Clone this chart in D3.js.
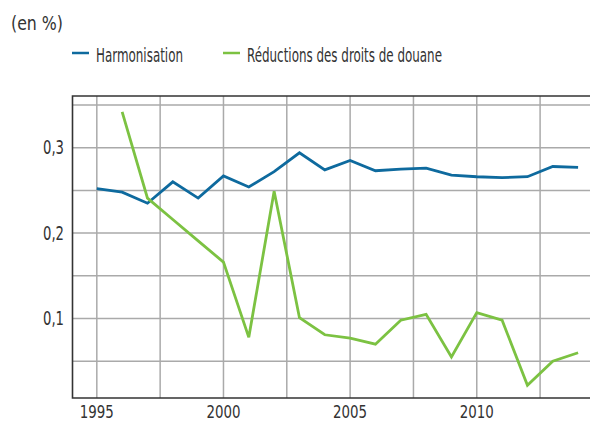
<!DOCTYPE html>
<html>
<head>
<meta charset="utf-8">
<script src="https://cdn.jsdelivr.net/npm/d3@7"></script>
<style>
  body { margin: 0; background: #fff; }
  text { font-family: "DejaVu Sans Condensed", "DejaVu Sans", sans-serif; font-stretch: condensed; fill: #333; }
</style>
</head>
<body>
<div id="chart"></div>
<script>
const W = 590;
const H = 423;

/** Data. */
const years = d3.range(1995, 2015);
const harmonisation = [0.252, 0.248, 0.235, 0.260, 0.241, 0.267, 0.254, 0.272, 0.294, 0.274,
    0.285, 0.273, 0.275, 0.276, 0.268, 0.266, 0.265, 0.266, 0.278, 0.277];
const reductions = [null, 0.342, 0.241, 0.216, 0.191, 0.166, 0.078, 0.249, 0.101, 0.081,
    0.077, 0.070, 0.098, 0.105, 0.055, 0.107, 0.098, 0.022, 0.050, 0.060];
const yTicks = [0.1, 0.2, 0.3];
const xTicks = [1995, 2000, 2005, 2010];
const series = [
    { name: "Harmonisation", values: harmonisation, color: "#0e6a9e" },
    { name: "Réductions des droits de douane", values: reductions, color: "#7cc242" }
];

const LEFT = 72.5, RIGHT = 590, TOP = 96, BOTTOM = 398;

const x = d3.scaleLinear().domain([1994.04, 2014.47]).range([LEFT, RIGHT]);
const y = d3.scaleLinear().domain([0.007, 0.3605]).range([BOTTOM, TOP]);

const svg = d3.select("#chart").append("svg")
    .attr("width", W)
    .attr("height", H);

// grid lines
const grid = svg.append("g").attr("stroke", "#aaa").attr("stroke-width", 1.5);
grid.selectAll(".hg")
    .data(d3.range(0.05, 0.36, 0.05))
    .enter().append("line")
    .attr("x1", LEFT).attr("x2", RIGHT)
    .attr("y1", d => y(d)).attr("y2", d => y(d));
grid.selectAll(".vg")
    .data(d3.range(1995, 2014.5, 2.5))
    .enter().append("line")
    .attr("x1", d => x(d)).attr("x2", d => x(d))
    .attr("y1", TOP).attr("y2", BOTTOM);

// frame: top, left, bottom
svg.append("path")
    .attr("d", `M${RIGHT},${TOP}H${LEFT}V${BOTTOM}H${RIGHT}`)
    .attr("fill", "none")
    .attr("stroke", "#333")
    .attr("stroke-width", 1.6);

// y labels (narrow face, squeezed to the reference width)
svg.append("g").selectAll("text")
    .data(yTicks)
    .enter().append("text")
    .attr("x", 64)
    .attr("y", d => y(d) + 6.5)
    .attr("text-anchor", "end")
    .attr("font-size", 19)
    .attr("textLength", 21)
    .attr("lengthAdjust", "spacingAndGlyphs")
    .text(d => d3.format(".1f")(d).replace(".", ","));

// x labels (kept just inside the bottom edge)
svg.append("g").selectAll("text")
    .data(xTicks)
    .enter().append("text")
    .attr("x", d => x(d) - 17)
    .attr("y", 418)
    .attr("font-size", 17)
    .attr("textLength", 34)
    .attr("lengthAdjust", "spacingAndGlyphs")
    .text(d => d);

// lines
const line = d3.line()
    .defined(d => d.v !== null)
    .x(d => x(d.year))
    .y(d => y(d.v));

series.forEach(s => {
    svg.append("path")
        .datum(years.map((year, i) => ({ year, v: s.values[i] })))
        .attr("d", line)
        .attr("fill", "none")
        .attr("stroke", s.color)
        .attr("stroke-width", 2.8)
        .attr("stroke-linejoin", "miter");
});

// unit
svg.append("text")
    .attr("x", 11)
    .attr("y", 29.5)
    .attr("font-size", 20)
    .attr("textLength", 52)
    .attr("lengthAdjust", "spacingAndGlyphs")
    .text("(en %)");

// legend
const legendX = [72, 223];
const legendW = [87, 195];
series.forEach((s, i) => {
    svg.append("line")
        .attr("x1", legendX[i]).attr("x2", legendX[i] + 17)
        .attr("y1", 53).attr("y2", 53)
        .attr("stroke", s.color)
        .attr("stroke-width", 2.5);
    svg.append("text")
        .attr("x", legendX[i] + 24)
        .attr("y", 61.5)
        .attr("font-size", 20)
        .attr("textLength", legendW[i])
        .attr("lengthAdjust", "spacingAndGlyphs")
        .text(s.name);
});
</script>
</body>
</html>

------------------------------------------------------------

From the data above, pick out each line containing "chart" and copy it.

Clone this chart in D3.js.
<div id="chart"></div>
const svg = d3.select("#chart").append("svg")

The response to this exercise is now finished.